The FCC voted in favor of the new Net Neutrality rules on February 26. The rules essentially forbid broadband providers from selectively blocking or slowing Web content; and propose the reclassification of broadband as a regulated, common-carrier service under the 1934 Communications Act.
Though FCC Chairman Tom Wheeler – who proposed the new Net Neutrality rules – claims that the new rules have broad support, some Republican members of the Senate Commerce, Science and Transportation Committee voiced their criticism of the new rules during a hearing on Wednesday.

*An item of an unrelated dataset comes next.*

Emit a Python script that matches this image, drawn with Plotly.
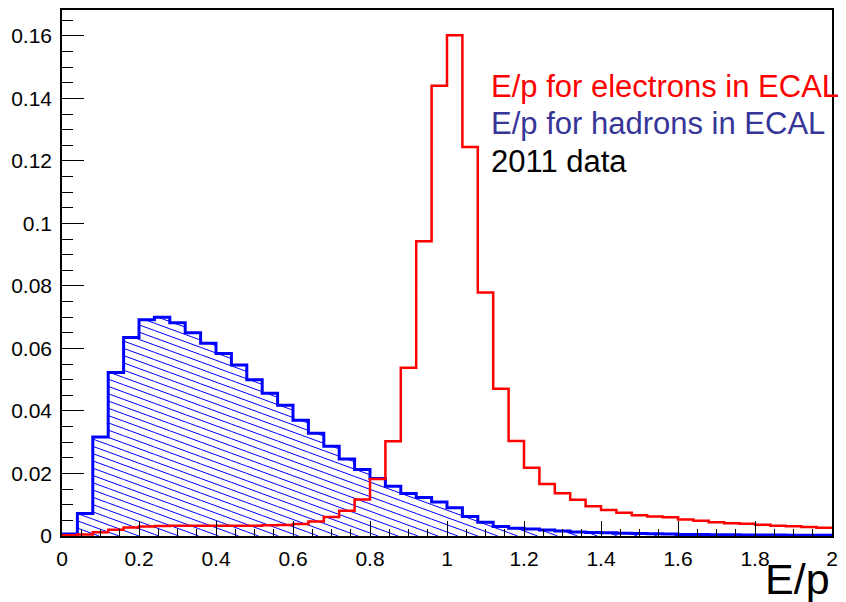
import numpy as np
import plotly.graph_objects as go

# ---------------- data ----------------
bin_edges = [round(0.04 * i, 2) for i in range(51)]

electrons = [0.0002, 0.0005, 0.0012, 0.0020, 0.0027, 0.0030, 0.0032, 0.0033, 0.0033, 0.0033,
             0.0033, 0.0033, 0.0033, 0.0034, 0.0035, 0.0038, 0.0046, 0.0061, 0.0081, 0.0117,
             0.0182, 0.0303, 0.0538, 0.0943, 0.1441, 0.1602, 0.1245, 0.0779, 0.0471, 0.0304,
             0.0218, 0.0166, 0.0137, 0.0116, 0.0095, 0.0083, 0.0074, 0.0066, 0.0062, 0.0060,
             0.0053, 0.0049, 0.0044, 0.0041, 0.0039, 0.0036, 0.0033, 0.0031, 0.0029, 0.0026]

hadrons = [0.0006, 0.0072, 0.0317, 0.0523, 0.0635, 0.0692, 0.0700, 0.0682, 0.0650, 0.0617,
           0.0584, 0.0547, 0.0500, 0.0457, 0.0418, 0.0370, 0.0329, 0.0287, 0.0246, 0.0213,
           0.0184, 0.0159, 0.0136, 0.0123, 0.0109, 0.0090, 0.0062, 0.0044, 0.0030, 0.0025,
           0.0022, 0.0019, 0.0016, 0.0013, 0.0011, 0.0010, 0.0009, 0.0008, 0.0007, 0.0006,
           0.0005, 0.0005, 0.0004, 0.0004, 0.0003, 0.0003, 0.0003, 0.0002, 0.0002, 0.0002]

x_tickvals = [0, 0.2, 0.4, 0.6, 0.8, 1.0, 1.2, 1.4, 1.6, 1.8, 2.0]
x_ticktext = ["0", "0.2", "0.4", "0.6", "0.8", "1", "1.2", "1.4", "1.6", "1.8", "2"]
y_tickvals = [0, 0.02, 0.04, 0.06, 0.08, 0.10, 0.12, 0.14, 0.16]
y_ticktext = ["0", "0.02", "0.04", "0.06", "0.08", "0.1", "0.12", "0.14", "0.16"]

legend_lines = ["E/p for electrons in ECAL", "E/p for hadrons in ECAL", "2011 data"]
x_title = "E/p"

# ---------------- style ----------------
RED = "#ff0000"
BLUE = "#0000ff"
LEG_BLUE = "#363699"
FONT = "Liberation Sans, Arial, Helvetica, sans-serif"
X_RANGE = [0, 2]
Y_RANGE = [0, 0.1683]
HATCH_SLOPE = 0.045      # data-units of y per unit of x (downward)
HATCH_STEP = 0.00233     # vertical spacing in y data units
HATCH_PHASE = 0.0020


def step_xy(edges, vals):
    xs = [edges[0]] + list(edges[:-1]) + [edges[-1]]
    ys = [0.0] + list(vals) + [vals[-1]]
    return xs, ys


def hatch_xy(edges, vals):
    hx, hy = [], []
    top = max(vals) + HATCH_SLOPE * edges[-1] + HATCH_STEP
    c = HATCH_PHASE
    while c < top:
        for k, h in enumerate(vals):
            x0, x1 = edges[k], edges[k + 1]
            lo = max(x0, (c - h) / HATCH_SLOPE)
            hi = min(x1, c / HATCH_SLOPE)
            if hi > lo:
                hx += [lo, hi, None]
                hy += [c - HATCH_SLOPE * lo, c - HATCH_SLOPE * hi, None]
        c += HATCH_STEP
    return hx, hy


fig = go.Figure()

hx, hy = hatch_xy(bin_edges, hadrons)
fig.add_trace(go.Scatter(x=hx, y=hy, mode="lines", line=dict(color=BLUE, width=1),
                         hoverinfo="skip", showlegend=False))

bx, by = step_xy(bin_edges, hadrons)
fig.add_trace(go.Scatter(x=bx, y=by, mode="lines", line=dict(color=BLUE, width=3, shape="hv"),
                         name="hadrons", showlegend=False))

rx, ry = step_xy(bin_edges, electrons)
fig.add_trace(go.Scatter(x=rx, y=ry, mode="lines", line=dict(color=RED, width=2.5, shape="hv"),
                         name="electrons", showlegend=False))

axis_common = dict(showgrid=False, zeroline=False, showline=True, linecolor="black",
                   linewidth=1.5, mirror=True, ticks="inside", tickcolor="black",
                   tickwidth=1, tickfont=dict(family=FONT, size=21, color="black"),
                   tickmode="array")

fig.update_xaxes(range=X_RANGE, tickvals=x_tickvals, ticktext=x_ticktext, ticklen=15,
                 minor=dict(tick0=0, dtick=0.05, ticks="inside", ticklen=7.5,
                            tickcolor="black", tickwidth=1),
                 ticklabelstandoff=3, **axis_common)
fig.update_yaxes(range=Y_RANGE, tickvals=y_tickvals, ticktext=y_ticktext, ticklen=22,
                 minor=dict(tick0=0, dtick=0.005, ticks="inside", ticklen=11,
                            tickcolor="black", tickwidth=1),
                 ticklabelstandoff=4, **axis_common)

leg_colors = [RED, LEG_BLUE, "black"]
leg_y = [0.855, 0.784, 0.712]
for txt, col, yy in zip(legend_lines, leg_colors, leg_y):
    fig.add_annotation(text=txt, xref="paper", yref="paper", x=0.554, y=yy,
                       xanchor="left", yanchor="middle", showarrow=False,
                       font=dict(family=FONT, size=31, color=col))

fig.add_annotation(text=x_title, xref="paper", yref="paper", x=1.0, y=0, xanchor="right",
                   yanchor="top", yshift=-17, showarrow=False,
                   font=dict(family=FONT, size=43, color="black"))

fig.update_layout(width=846, height=602, margin=dict(l=62, r=8, t=8, b=66),
                  paper_bgcolor="white", plot_bgcolor="white", showlegend=False)

fig.write_html("out.html")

Opposing the FCC’s new Net Neutrality rules, Committee Chairman Senator John Thune - a South Dakota Republican – said that the broadband reclassification as a common-carrier service will subject broadband providers to the requirement that they offer their services at "just and reasonable" rates. As such, even though the FCC does not plan to regulate broadband rates, customers may come up with complaints of ‘unreasonable’ subscription fees; thereby prompting an investigation by the FCC.
With the Committee expressing the opinion that the new Net Neutrality rules will probably be challenged in the court, and will likely not survive the challenge, Thune said that broadband reclassification under the 1934 Communications Act makes the FCC an "unpredictable agency as it struggles to operate under legal authority that was designed nearly 100 years ago."